SIMPLE: During training, agents are provided with only the encoded feature and not the original image. During training, we froze the feature encoders and didn't update those parameters at all.

NO TRICKS: We found that we needed to do very little hyperparameter tuning. The results for mid-level agents in the chart to the right use the same parameters from Sax et al., which were optimized for agents trained from scratch, for a different task (navigation, not manipulation, and for a different learning algorithm.

In contrast, agents trained from scratch weren't able to learn anything for the harder manipulation tasks, even after trying multiple additional hyperparameter sweeps. We also tried additional reward shaping for agents trained from scratch, which helped for Reach but enough for the harder tasks.

Mid-level-based agents perform better

On three manipulation tasks agents using mid-level vision significantly outperformed agents trained from scratch. In the charts above, hatched bars indicate agents using a mid-level feature. Translucent bars show training performance, and opaque bars show performance on a held-out test set.

On the test environment, agents trained from scratch didn't even outperform blind agents that had no form of perception at all.

* Note that the results shown here use shaped rewards for agents trained from scratch, while the agents using mid-level features were trained with only sparse rewards. The shaped rewards helped the mid-level-based agents as well, but sparse rewards are usually easier to define in practice and in our study we wanted to give every advantage to the baseline methods.

And agents using mid-level vision generalize better, too:

New objects

Agents were trained to pick + place using only red cubes, but mid-level-based agents generalized to different colors (green) and different shapes. Agents using mid-level representations even performed those trained using ground-truth environment state.

New colors

Agents using mid-level vision also generalized to variations of table and background colors unseen during training.

Sim-to-real

Agents using mid-level vision generalized to the real world. We trained agents in a single room from a single building in the Gibson environment, and then tested them on a real Turtlebot2 in multiple unseen real-world buildings with no adaptation period.

Aents using mid-level representations worked significantly better than those trained from scratch (those trained from scratch didn't even outperform a blind agent (with no perception at all) in the test tenvironment. In contrast, the mid-level agents performed about as well on the real Turtlebot as in simulation, and the features which performed well in one environment performed well in the other (Spearman's rho = 0.77).

Complete episode-level statistics and egocentric dashboard videos are available here.

Why does it work?

Why might a mid-level feature (e.g. image ⭢ surface normals) aid in downstream tasks, compared to end-to-end learning? This is an important question as preprocessing observations with the mid-level function 𝜙 might potentially discard information (e.g. color information in surface normals). Good representations preserve important information while discarding spurious details, providing ``invariances" that make the train and test set more similar ( so that 𝜙(train) ≈ 𝜙(test)). When the train and test set become similar, improving performance on the train set generally improves test-time performance, too.
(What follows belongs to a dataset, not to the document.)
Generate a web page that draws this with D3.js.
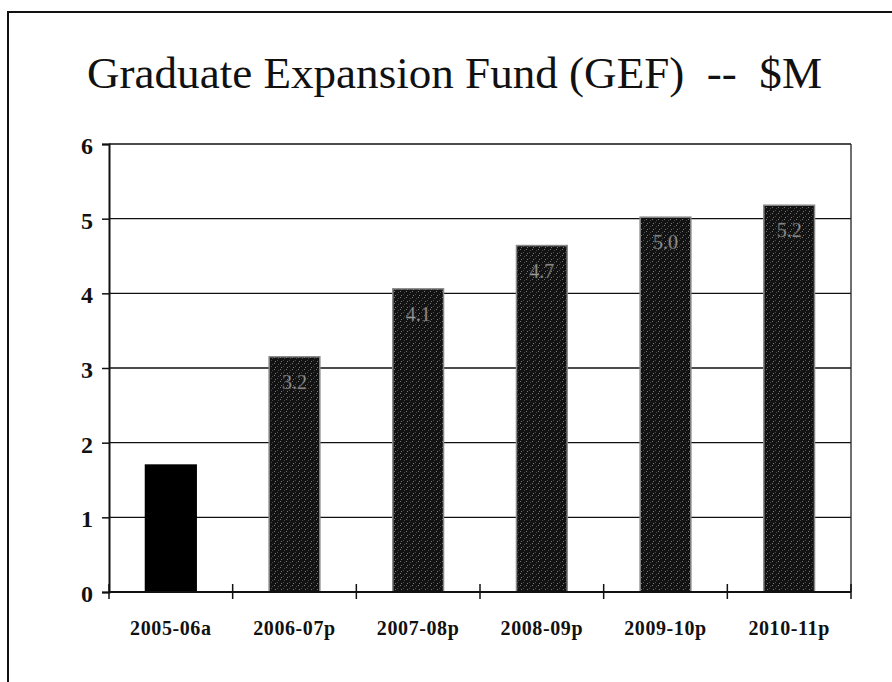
<!DOCTYPE html>
<html>
<head>
<meta charset="utf-8">
<script src="https://cdn.jsdelivr.net/npm/d3@7"></script>
<style>
  body { margin: 0; background: #fff; }
  svg { display: block; }
  text { font-family: "Liberation Serif", "Times New Roman", Times, serif; }
</style>
</head>
<body>
<script>
// chart data
var years = ["2005-06a", "2006-07p", "2007-08p", "2008-09p", "2009-10p", "2010-11p"];
var amounts = [1.7, 3.15, 4.06, 4.64, 5.02, 5.18];
var valueLabels = ["", "3.2", "4.1", "4.7", "5.0", "5.2"];
var yTicks = [0, 1, 2, 3, 4, 5, 6];

var W = 892, H = 682;
var margin = {top: 144, right: 41, bottom: 90, left: 109},
    width = W - margin.left - margin.right,
    height = H - margin.top - margin.bottom;

var svg = d3.select("body").append("svg")
    .attr("width", W)
    .attr("height", H);

// speckled fill like the scanned original
var defs = svg.append("defs");
var pat = defs.append("pattern")
    .attr("id", "speckle")
    .attr("width", 6).attr("height", 6)
    .attr("patternUnits", "userSpaceOnUse");
pat.append("rect").attr("width", 6).attr("height", 6).attr("fill", "#121212");
[[0,0],[4,1],[1,4],[3,3]].forEach(function(p, i) {
  pat.append("rect").attr("x", p[0]).attr("y", p[1])
    .attr("width", 1).attr("height", 1)
    .attr("fill", i % 2 ? "#777" : "#4a4a4a");
});

// outer frame
svg.append("path")
    .attr("d", "M8," + H + " V12 H" + W)
    .attr("fill", "none")
    .attr("stroke", "#111")
    .attr("stroke-width", 2);

// title
svg.append("text")
    .attr("x", 87).attr("y", 88)
    .attr("textLength", 735)
    .attr("lengthAdjust", "spacingAndGlyphs")
    .style("font-size", "45px")
    .style("white-space", "pre")
    .attr("fill", "#111")
    .text("Graduate Expansion Fund (GEF)  --  $M");

var g = svg.append("g")
    .attr("transform", "translate(" + margin.left + "," + margin.top + ")");

var x = d3.scaleBand().domain(years).range([0, width]).paddingInner(0.59).paddingOuter(0.295);
var y = d3.scaleLinear().domain([0, 6]).range([height, 0]);

// gridlines
g.selectAll(".grid")
    .data(yTicks.slice(1))
  .enter().append("line")
    .attr("x1", 0).attr("x2", width)
    .attr("y1", function(d) { return y(d); })
    .attr("y2", function(d) { return y(d); })
    .attr("stroke", "#111")
    .attr("stroke-width", 1.3);

// right border of plot area
g.append("line")
    .attr("x1", width).attr("x2", width)
    .attr("y1", 0).attr("y2", height)
    .attr("stroke", "#222").attr("stroke-width", 1.3);

// bars
g.selectAll(".bar")
    .data(amounts)
  .enter().append("rect")
    .attr("x", function(d, i) { return x(years[i]); })
    .attr("width", x.bandwidth())
    .attr("y", function(d) { return y(d); })
    .attr("height", function(d) { return height - y(d); })
    .attr("fill", function(d, i) { return i == 0 ? "#000" : "url(#speckle)"; })
    .attr("stroke", function(d, i) { return i == 0 ? "#000" : "#888"; })
    .attr("stroke-width", 1.5);

// value labels inside bars
g.selectAll(".val")
    .data(amounts)
  .enter().append("text")
    .attr("x", function(d, i) { return x(years[i]) + x.bandwidth() / 2; })
    .attr("y", function(d) { return y(d) + 32; })
    .attr("text-anchor", "middle")
    .style("font-size", "20px")
    .attr("fill", "#9a9a9a")
    .attr("stroke", "#444")
    .attr("stroke-width", 0.4)
    .text(function(d, i) { return valueLabels[i]; });

// y axis
var yAxis = g.append("g")
    .call(d3.axisLeft(y).tickValues(yTicks).tickSize(7).tickPadding(9).tickFormat(d3.format("d")));
yAxis.select(".domain").attr("stroke", "#111").attr("stroke-width", 2);
yAxis.selectAll(".tick line").attr("stroke", "#111").attr("stroke-width", 1.5);
yAxis.selectAll("text")
    .style("font-weight", "bold")
    .style("font-size", "24px")
    .attr("dy", "0.4em")
    .attr("fill", "#111");

// x axis: ticks sit between categories
var xAxis = g.append("g")
    .attr("transform", "translate(0," + height + ")");
xAxis.append("line")
    .attr("x1", 0).attr("x2", width)
    .attr("stroke", "#111").attr("stroke-width", 2);
xAxis.selectAll(".xtick")
    .data(d3.range(years.length + 1))
  .enter().append("line")
    .attr("x1", function(i) { return i * width / years.length; })
    .attr("x2", function(i) { return i * width / years.length; })
    .attr("y1", -8).attr("y2", 7)
    .attr("stroke", "#111").attr("stroke-width", 1.5);
xAxis.selectAll(".xlab")
    .data(years)
  .enter().append("text")
    .attr("x", function(d) { return x(d) + x.bandwidth() / 2; })
    .attr("y", 43)
    .attr("text-anchor", "middle")
    .style("font-weight", "bold")
    .style("font-size", "20px")
    .style("letter-spacing", "0.6px")
    .attr("fill", "#111")
    .text(function(d) { return d; });
</script>
</body>
</html>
The graphic below shows how this might be the case for surface normals (though surface normals also helped forms of generalization besides just colder!)

Really good representations also simplify training when agents use 𝜙(x_train) instead of x_train. By throwing away unimportant information and providing easily decodable outputs (e.g. linearly separable), great representations can reduce sample complexity and boost performance even on the training set, relative to learning tabula rasa. These ideas are illustrated in Figure 2 of the main paper.

Train Environment

Test Environment

Raw Pixels

Raw RGB Input Image

Mid-Level Vision

What an agent using surface normal representations would "see"

Mid-level representations vs. other methods of invariance-learning

The core of the mid-level approach is to learn invariances offline, before RL time. We believe this simplifies RL training, and explains why agents using mid-level representations can be successfully trianed for harder tasks than agents trianed from scratch.

The other main approach to incorporating invariances is known as domain randomization (Tobin et al. 2017). In this paradigm, invariances are learned simultaneously with control by randomizing different axes of variation at training time and then training from scratch. This approach works well for one or two variations, but as the randomization becomes more extreme or multiple axes are varied, the learning problem becomes more difficult and trianing collapses.

The videos below show an example of this on a (relatively simple) training environment where colors are randomized during trianing. In contrast, the agent using mid-level representations is able to learn in this training environment. In fact, even without doing domain randomization, agents using mid-level representations exhibit the desired invariances and outperform the domain-randomization-from-scratch agent in both the training and test domains (see the table below).

Domain randomization agent

50 episodes in the Pick + Place training environment

Mid-level agent

50 episodes in the Pick + Place training environment

Agents trained with different methods of incorporating invariances.

As shown in the table above, agents using the asyncronous (mid-level) approach perform better across train and all test environments. In particular, when tested for Reach on colors not seen in the training, mid-level vision has a success rate of 100% versus 20% when using pixels with domain randomization.

The domain randomization approach trained from scratch also showed signs of learning collapse (100% ⭢ 70% success rate) as the randomization made the learning problem more difficult, a problem also found in other works.